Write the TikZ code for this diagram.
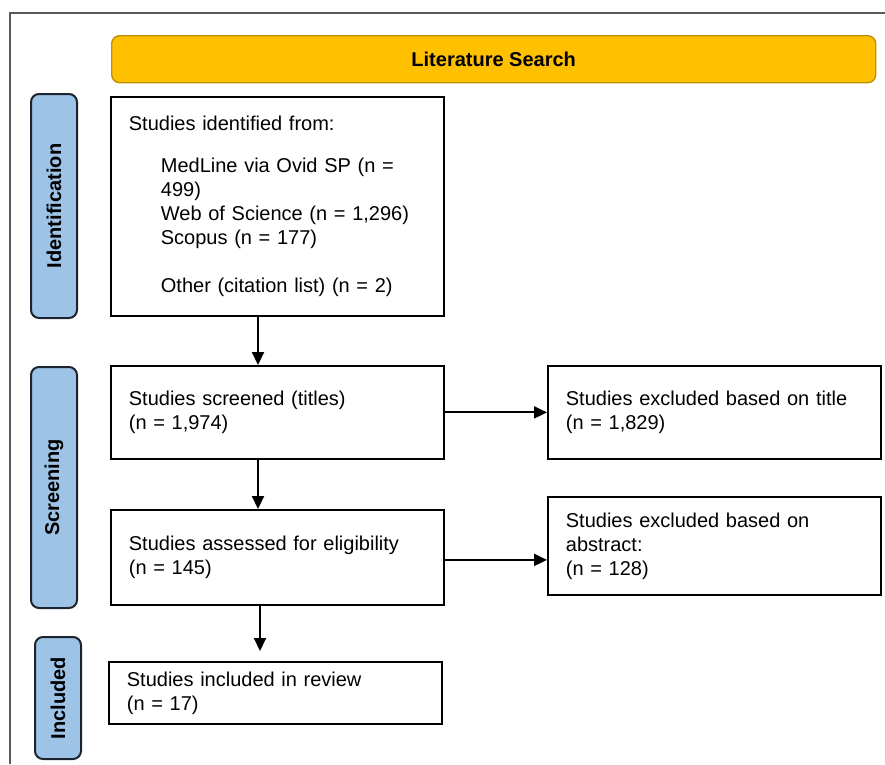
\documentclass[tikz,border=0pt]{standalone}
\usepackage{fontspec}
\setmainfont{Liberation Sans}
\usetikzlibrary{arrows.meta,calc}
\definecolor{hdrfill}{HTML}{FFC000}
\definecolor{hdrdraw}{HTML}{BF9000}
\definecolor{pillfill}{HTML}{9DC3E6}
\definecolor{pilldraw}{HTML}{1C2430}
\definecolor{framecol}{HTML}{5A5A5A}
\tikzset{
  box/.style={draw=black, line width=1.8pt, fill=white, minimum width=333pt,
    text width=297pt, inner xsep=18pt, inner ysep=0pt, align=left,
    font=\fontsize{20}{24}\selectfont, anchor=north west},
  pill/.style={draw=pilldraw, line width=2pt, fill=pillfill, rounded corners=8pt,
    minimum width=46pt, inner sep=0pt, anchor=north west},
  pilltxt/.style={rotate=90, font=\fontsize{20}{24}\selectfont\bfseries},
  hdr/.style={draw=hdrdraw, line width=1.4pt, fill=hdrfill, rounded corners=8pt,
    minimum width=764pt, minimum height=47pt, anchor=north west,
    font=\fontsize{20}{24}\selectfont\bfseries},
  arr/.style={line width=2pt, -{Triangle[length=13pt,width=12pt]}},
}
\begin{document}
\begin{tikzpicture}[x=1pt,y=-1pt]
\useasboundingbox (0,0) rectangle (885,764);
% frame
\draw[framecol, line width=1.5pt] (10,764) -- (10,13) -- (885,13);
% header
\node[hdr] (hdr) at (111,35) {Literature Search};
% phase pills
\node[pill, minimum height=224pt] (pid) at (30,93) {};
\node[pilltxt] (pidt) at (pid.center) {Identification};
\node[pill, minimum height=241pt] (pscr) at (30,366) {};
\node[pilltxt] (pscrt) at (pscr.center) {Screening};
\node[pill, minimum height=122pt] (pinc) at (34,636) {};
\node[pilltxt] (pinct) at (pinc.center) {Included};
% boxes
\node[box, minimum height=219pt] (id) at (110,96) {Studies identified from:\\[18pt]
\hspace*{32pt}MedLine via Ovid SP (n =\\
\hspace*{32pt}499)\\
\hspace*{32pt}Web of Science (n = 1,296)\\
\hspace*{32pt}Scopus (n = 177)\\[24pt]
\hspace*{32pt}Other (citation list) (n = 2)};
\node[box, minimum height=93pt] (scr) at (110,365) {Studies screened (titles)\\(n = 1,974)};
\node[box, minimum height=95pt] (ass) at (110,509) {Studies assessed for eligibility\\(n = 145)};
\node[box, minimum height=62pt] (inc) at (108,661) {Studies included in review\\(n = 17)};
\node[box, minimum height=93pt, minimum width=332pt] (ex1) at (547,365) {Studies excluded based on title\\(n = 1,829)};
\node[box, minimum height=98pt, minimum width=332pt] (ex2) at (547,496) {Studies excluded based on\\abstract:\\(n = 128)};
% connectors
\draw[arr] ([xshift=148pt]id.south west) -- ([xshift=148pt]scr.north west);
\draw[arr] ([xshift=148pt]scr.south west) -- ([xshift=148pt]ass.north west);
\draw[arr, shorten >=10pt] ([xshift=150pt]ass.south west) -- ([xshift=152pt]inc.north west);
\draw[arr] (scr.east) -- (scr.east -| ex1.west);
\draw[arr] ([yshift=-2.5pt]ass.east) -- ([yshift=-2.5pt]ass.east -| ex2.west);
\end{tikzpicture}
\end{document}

# Work instructions
Omit every picture while copying the listing above exactly.

# Exercise solution
Write the TikZ code for this diagram.
\documentclass[tikz,border=0pt]{standalone}
\usepackage{fontspec}
\setmainfont{Liberation Sans}
\usetikzlibrary{arrows.meta,calc}
\definecolor{hdrfill}{HTML}{FFC000}
\definecolor{hdrdraw}{HTML}{BF9000}
\definecolor{pillfill}{HTML}{9DC3E6}
\definecolor{pilldraw}{HTML}{1C2430}
\definecolor{framecol}{HTML}{5A5A5A}
\tikzset{
  box/.style={draw=black, line width=1.8pt, fill=white, minimum width=333pt,
    text width=297pt, inner xsep=18pt, inner ysep=0pt, align=left,
    font=\fontsize{20}{24}\selectfont, anchor=north west},
  pill/.style={draw=pilldraw, line width=2pt, fill=pillfill, rounded corners=8pt,
    minimum width=46pt, inner sep=0pt, anchor=north west},
  pilltxt/.style={rotate=90, font=\fontsize{20}{24}\selectfont\bfseries},
  hdr/.style={draw=hdrdraw, line width=1.4pt, fill=hdrfill, rounded corners=8pt,
    minimum width=764pt, minimum height=47pt, anchor=north west,
    font=\fontsize{20}{24}\selectfont\bfseries},
  arr/.style={line width=2pt, -{Triangle[length=13pt,width=12pt]}},
}
\begin{document}
\begin{tikzpicture}[x=1pt,y=-1pt]
\useasboundingbox (0,0) rectangle (885,764);
% frame
\draw[framecol, line width=1.5pt] (10,764) -- (10,13) -- (885,13);
% header
\node[hdr] (hdr) at (111,35) {Literature Search};
% phase pills
\node[pill, minimum height=224pt] (pid) at (30,93) {};
\node[pilltxt] (pidt) at (pid.center) {Identification};
\node[pill, minimum height=241pt] (pscr) at (30,366) {};
\node[pilltxt] (pscrt) at (pscr.center) {Screening};
\node[pill, minimum height=122pt] (pinc) at (34,636) {};
\node[pilltxt] (pinct) at (pinc.center) {Included};
% boxes
\node[box, minimum height=219pt] (id) at (110,96) {Studies identified from:\\[18pt]
\hspace*{32pt}MedLine via Ovid SP (n =\\
\hspace*{32pt}499)\\
\hspace*{32pt}Web of Science (n = 1,296)\\
\hspace*{32pt}Scopus (n = 177)\\[24pt]
\hspace*{32pt}Other (citation list) (n = 2)};
\node[box, minimum height=93pt] (scr) at (110,365) {Studies screened (titles)\\(n = 1,974)};
\node[box, minimum height=95pt] (ass) at (110,509) {Studies assessed for eligibility\\(n = 145)};
\node[box, minimum height=62pt] (inc) at (108,661) {Studies included in review\\(n = 17)};
\node[box, minimum height=93pt, minimum width=332pt] (ex1) at (547,365) {Studies excluded based on title\\(n = 1,829)};
\node[box, minimum height=98pt, minimum width=332pt] (ex2) at (547,496) {Studies excluded based on\\abstract:\\(n = 128)};
% connectors
\draw[arr] ([xshift=148pt]id.south west) -- ([xshift=148pt]scr.north west);
\draw[arr] ([xshift=148pt]scr.south west) -- ([xshift=148pt]ass.north west);
\draw[arr, shorten >=10pt] ([xshift=150pt]ass.south west) -- ([xshift=152pt]inc.north west);
\draw[arr] (scr.east) -- (scr.east -| ex1.west);
\draw[arr] ([yshift=-2.5pt]ass.east) -- ([yshift=-2.5pt]ass.east -| ex2.west);
\end{tikzpicture}
\end{document}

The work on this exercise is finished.